Subject: [ was a commit wazoo- now a tech-kern issue ]
To: Eduardo Horvath , Jason R Thorpe <thorpej@zembu.com>
From: Matthew Jacob <mjacob@feral.com>
List: tech-kern
Date: 02/24/2001 00:08:10
[ moved to tech-kern for more substantive discussion ]

On 24 Feb 2001 eeh@netbsd.org wrote:

> 
> 	No,  bus_dmamap_sync aren't missing. 
> 
> 	Ed?
> 
> The SBus and some PCI controllers on Ultras have
> streaming caches on the IOMMU that need to be
> explicitly flushed.  Those flushes are quite
> expensive, so in most cases where a device
> will do small I/O operations to a fixed buffer,
> it is best to load the DMA mappings with the
> streaming buffers disabled.

Yes. I know.

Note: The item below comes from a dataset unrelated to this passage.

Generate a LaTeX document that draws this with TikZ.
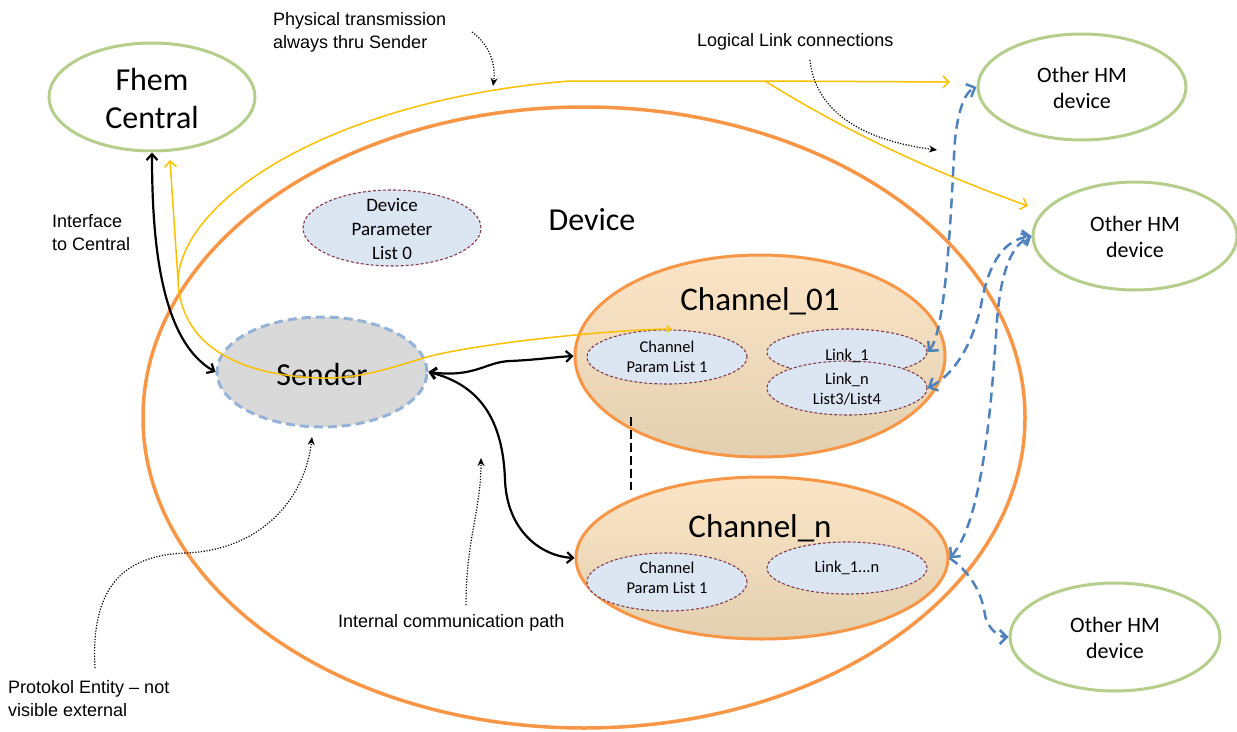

The problem here is that Jason/Izumi are right- and I'm as usual
a complete idiot for having not seen it in my haste to get the damned thing
working on the Ultra1.

The fact that this works on bus_dmamap_load_raw is a bug- not a feature. It
works because you *happen* call iommu_enter from iommu_dvmamap_load_raw
passing flags on through- not preserving the bit from the call to
bus_dmamem_map (iommu_dvmamem_map)- which wouldn't matter because the isp
driver calls this *later*.

But the problem is actually more fundamental here- there is information you
need that can *only* be passed in bus_dmamem_map (this is the *only* place in
the spec that allows passing of BUS_DMA_COHERENT- oh, well, there's
bus_dmamem_mmap)- but there's no ordering requirement that requires you to
call bus_dmamem_map prior to bus_dmamap_load[_raw]- nor is there any
requirement to do so *at all*. Therefore this architecture is missing
something substantial, I believe.

I suggest that bus_dmamem_alloc and bus_dmamap_load[_raw] be allowed the use
of BUS_DMA_COHERENT- this still has meaning if this is only for device views
of memory. Otherwise it may be too difficult to actually support some
architectures.

The only other 'legal' way around this is to use the BUS_DMA_BUS[1-4]
stuff for sun4u.

> 
> Actually, it does not look like you are sync-ing
> before and after every read and write to the request
> and response queues.  But that would certainly have
> a noticeable performance impact.

I am. 

-matt